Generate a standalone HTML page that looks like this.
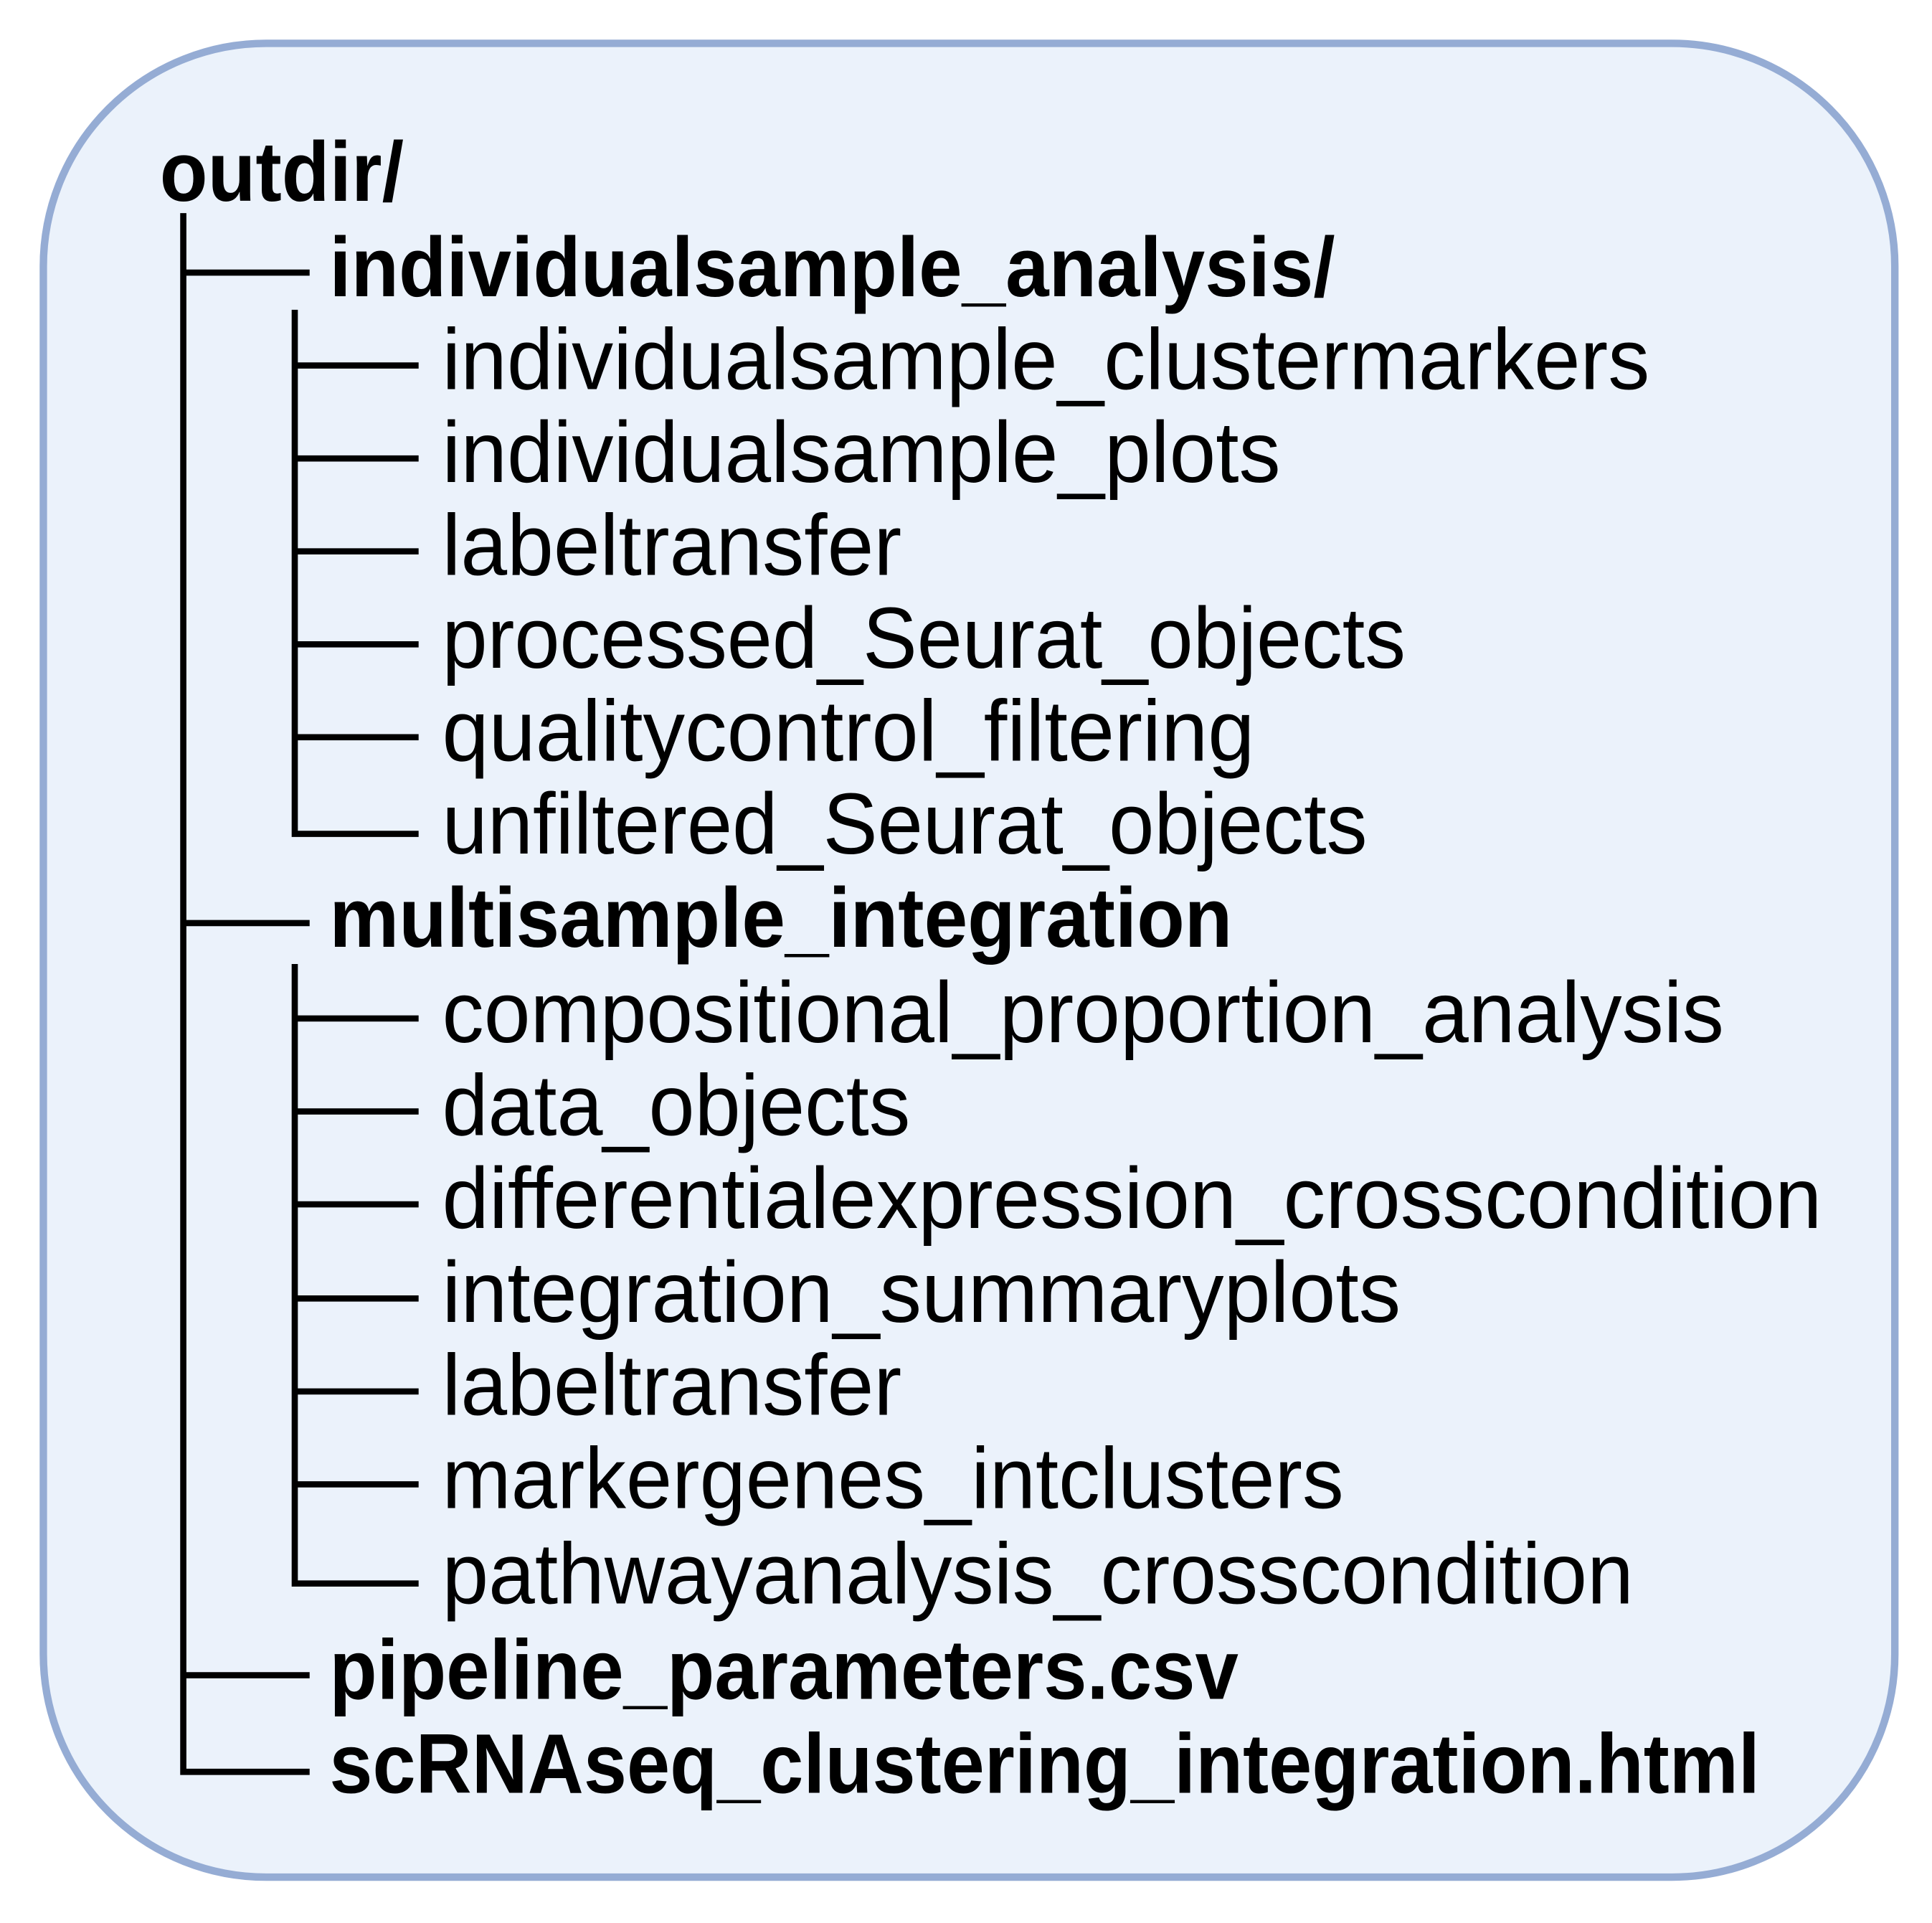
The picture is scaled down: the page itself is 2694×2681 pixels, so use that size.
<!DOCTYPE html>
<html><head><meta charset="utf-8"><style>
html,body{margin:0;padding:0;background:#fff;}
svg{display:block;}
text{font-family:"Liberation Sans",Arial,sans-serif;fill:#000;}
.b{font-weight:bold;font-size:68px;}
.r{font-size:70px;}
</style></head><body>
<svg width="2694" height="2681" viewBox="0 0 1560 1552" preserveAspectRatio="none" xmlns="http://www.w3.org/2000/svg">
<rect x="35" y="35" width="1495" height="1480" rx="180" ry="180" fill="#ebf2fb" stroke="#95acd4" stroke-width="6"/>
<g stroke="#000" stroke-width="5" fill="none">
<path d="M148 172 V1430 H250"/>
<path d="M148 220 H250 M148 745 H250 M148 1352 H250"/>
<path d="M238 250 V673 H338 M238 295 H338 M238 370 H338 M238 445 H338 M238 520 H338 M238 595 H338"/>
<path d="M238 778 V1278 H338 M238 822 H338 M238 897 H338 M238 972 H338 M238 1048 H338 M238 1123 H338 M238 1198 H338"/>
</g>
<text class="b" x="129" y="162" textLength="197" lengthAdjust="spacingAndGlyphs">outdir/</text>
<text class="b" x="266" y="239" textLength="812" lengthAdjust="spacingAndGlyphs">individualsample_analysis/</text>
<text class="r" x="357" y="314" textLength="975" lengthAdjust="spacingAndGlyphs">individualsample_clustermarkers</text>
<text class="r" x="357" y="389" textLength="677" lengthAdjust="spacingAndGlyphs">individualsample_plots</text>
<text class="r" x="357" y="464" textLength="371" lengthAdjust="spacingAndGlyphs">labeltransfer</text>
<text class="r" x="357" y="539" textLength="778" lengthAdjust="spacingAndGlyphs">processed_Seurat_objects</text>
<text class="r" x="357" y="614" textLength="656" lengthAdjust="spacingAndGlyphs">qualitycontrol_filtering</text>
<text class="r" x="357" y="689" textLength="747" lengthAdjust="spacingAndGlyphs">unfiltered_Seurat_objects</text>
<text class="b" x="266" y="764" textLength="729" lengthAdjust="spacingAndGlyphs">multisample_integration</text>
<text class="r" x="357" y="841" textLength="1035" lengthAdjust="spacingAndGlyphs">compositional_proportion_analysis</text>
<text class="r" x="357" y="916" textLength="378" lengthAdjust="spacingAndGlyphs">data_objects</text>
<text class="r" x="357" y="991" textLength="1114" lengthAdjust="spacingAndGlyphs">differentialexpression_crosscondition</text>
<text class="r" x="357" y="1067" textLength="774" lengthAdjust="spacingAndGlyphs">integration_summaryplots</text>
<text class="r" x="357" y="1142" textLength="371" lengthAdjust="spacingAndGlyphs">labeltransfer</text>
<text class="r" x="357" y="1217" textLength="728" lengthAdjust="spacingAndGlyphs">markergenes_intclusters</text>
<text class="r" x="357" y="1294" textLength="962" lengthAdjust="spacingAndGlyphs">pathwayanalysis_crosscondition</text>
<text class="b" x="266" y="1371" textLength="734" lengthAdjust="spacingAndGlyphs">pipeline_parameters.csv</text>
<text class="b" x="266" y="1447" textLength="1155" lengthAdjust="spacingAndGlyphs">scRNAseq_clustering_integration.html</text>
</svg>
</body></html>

What to produce — Transcribe the listing in full. Omit the pictures and keep every line exact.

Written response —
Generate a standalone HTML page that looks like this.
The picture is scaled down: the page itself is 2694×2681 pixels, so use that size.
<!DOCTYPE html>
<html><head><meta charset="utf-8"><style>
html,body{margin:0;padding:0;background:#fff;}
svg{display:block;}
text{font-family:"Liberation Sans",Arial,sans-serif;fill:#000;}
.b{font-weight:bold;font-size:68px;}
.r{font-size:70px;}
</style></head><body>
<svg width="2694" height="2681" viewBox="0 0 1560 1552" preserveAspectRatio="none" xmlns="http://www.w3.org/2000/svg">
<rect x="35" y="35" width="1495" height="1480" rx="180" ry="180" fill="#ebf2fb" stroke="#95acd4" stroke-width="6"/>
<g stroke="#000" stroke-width="5" fill="none">
<path d="M148 172 V1430 H250"/>
<path d="M148 220 H250 M148 745 H250 M148 1352 H250"/>
<path d="M238 250 V673 H338 M238 295 H338 M238 370 H338 M238 445 H338 M238 520 H338 M238 595 H338"/>
<path d="M238 778 V1278 H338 M238 822 H338 M238 897 H338 M238 972 H338 M238 1048 H338 M238 1123 H338 M238 1198 H338"/>
</g>
<text class="b" x="129" y="162" textLength="197" lengthAdjust="spacingAndGlyphs">outdir/</text>
<text class="b" x="266" y="239" textLength="812" lengthAdjust="spacingAndGlyphs">individualsample_analysis/</text>
<text class="r" x="357" y="314" textLength="975" lengthAdjust="spacingAndGlyphs">individualsample_clustermarkers</text>
<text class="r" x="357" y="389" textLength="677" lengthAdjust="spacingAndGlyphs">individualsample_plots</text>
<text class="r" x="357" y="464" textLength="371" lengthAdjust="spacingAndGlyphs">labeltransfer</text>
<text class="r" x="357" y="539" textLength="778" lengthAdjust="spacingAndGlyphs">processed_Seurat_objects</text>
<text class="r" x="357" y="614" textLength="656" lengthAdjust="spacingAndGlyphs">qualitycontrol_filtering</text>
<text class="r" x="357" y="689" textLength="747" lengthAdjust="spacingAndGlyphs">unfiltered_Seurat_objects</text>
<text class="b" x="266" y="764" textLength="729" lengthAdjust="spacingAndGlyphs">multisample_integration</text>
<text class="r" x="357" y="841" textLength="1035" lengthAdjust="spacingAndGlyphs">compositional_proportion_analysis</text>
<text class="r" x="357" y="916" textLength="378" lengthAdjust="spacingAndGlyphs">data_objects</text>
<text class="r" x="357" y="991" textLength="1114" lengthAdjust="spacingAndGlyphs">differentialexpression_crosscondition</text>
<text class="r" x="357" y="1067" textLength="774" lengthAdjust="spacingAndGlyphs">integration_summaryplots</text>
<text class="r" x="357" y="1142" textLength="371" lengthAdjust="spacingAndGlyphs">labeltransfer</text>
<text class="r" x="357" y="1217" textLength="728" lengthAdjust="spacingAndGlyphs">markergenes_intclusters</text>
<text class="r" x="357" y="1294" textLength="962" lengthAdjust="spacingAndGlyphs">pathwayanalysis_crosscondition</text>
<text class="b" x="266" y="1371" textLength="734" lengthAdjust="spacingAndGlyphs">pipeline_parameters.csv</text>
<text class="b" x="266" y="1447" textLength="1155" lengthAdjust="spacingAndGlyphs">scRNAseq_clustering_integration.html</text>
</svg>
</body></html>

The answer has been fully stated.